When first speaking to the press about the upcoming project, Ritchie spoke of a circumspect ambition, being as faithful as possible to the original manuscripts of Conan Doyle, though clearly once behind the camera with the power of the clapperboards at his disposal, the Snatch director couldn't help smudging all over the thing with his hamfisted fingerprints. He conceded from the off that he's "not much of a reader", though given that he is dyslexic, this is an unsurprising admission. Ritchie worked from tapes, and said what he imagined was 'not exactly what I'd seen on screen'. Robert Downey Jr's interpretation of Holmes bears little relation to the demure and dry character portrayed by the likes of Peter Cushing, while Watson, usually portrayed as a drizzly, rather anemic sidekick - a straight man to Holmes' straightest of men - is intentionally re-imagined in order to smoulder for the cameras (apparently Jude Law's nickname on set was 'Hotson'). One of the more surprising elements of this blockbuster is the overt sexual chemistry between Downey Jr and Law, which adds a little frisson to a movie that is definitely overlong, coming in as it does at over two hours. It's perhaps a rare example of ex-wife Madonna's good influence paying off.

Watching Sherlock Holmes, you do wonder what else goes through Guy Ritchie's head though.
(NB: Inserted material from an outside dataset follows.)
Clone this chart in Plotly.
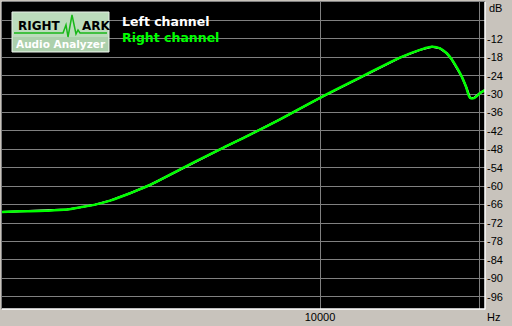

When Guy sits down to watch Diagnosis: Murder some afternoon, does Dick Van Dyke speak in the preposterous cockney accent he invented for Mary Poppins while to the rest of us he sounds American? Does Guy Ritchie see people from four different angles when engaging with them, sped up, slowed down, panned from the side and circled like a bird of prey? And given his risible penchant for slapstick, does he see people falling over in the street willy-nilly, then getting up and dusting themselves down a la Charlie Chaplin? And speaking of Chaplin, the movie, as one might expect, is certainly saved from the jaws of disaster thanks to yet another impeccable performance from Downey Jr, who played the seminal comedian to many plaudits in the early '90s. He retains elements of that character for this, most obviously his Anglo brogue, but he brings far more to the table than just a well-honed impression of an English gent, with Downey's dalliances and past addictions no doubt coming in handy given Holmes' proclivity for pharmaceuticals.
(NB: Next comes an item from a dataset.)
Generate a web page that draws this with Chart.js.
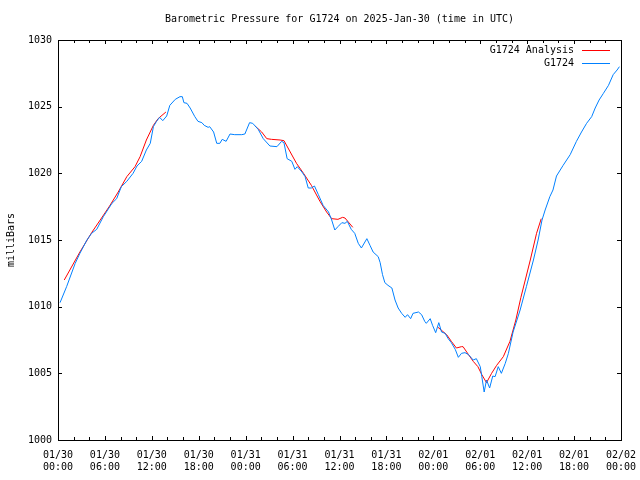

What could have been a truly awful movie, is salvaged thanks to the actor's undoubted abilities. It's not that Sherlock Holmes is bad per se, it's just that so much is incongruous, and the editing so maddening. Two hours of constant splicing makes for a nauseous ride, and you end up with the overwhelming feeling Ritchie is a one trick pony and that trick now seems more naff than anything conjured up by Sigfried and Roy prior to one of them being mauled by his own tiger.

Having said all that, it's a curious thing that movie goers expect big screen renditions to be faithful to an original idea, as in other art-forms, notably music, new versions are frowned upon should they too closely resemble the original. There are many examples of authors getting angry when being tampered with by crass and blundering Hollywood studios, such as when Anne Rice famously threw her voodoo dolls out of the pram when she learned Tom Cruise would be playing Lestat in Interview With a Vampire. While the creator may have invested huge amounts of themselves, there can be no embargo on interpretation and imagination; if you don't like it don't watch it. I'm certain it can be just as painful for the fan as the author: As a fan of 2000AD when growing up, I should have known Sylvester Stallone would make a wretched Judge Dredd, and there an important lesson was learned. Aurthur Conan Doyle is of course long dead, though according to Simon Callow writing in The Times, Conan Doyle resented Holmes for being so popular, detracting from his other works that he saw as more noble and worthy, so much so that he actually killed Holmes off before having to revive him again whenever he needed the money. A few weird punch-up sequences in a Guy Ritchie movie are unlikely to tarnish or diminish a character who clearly refuses to die.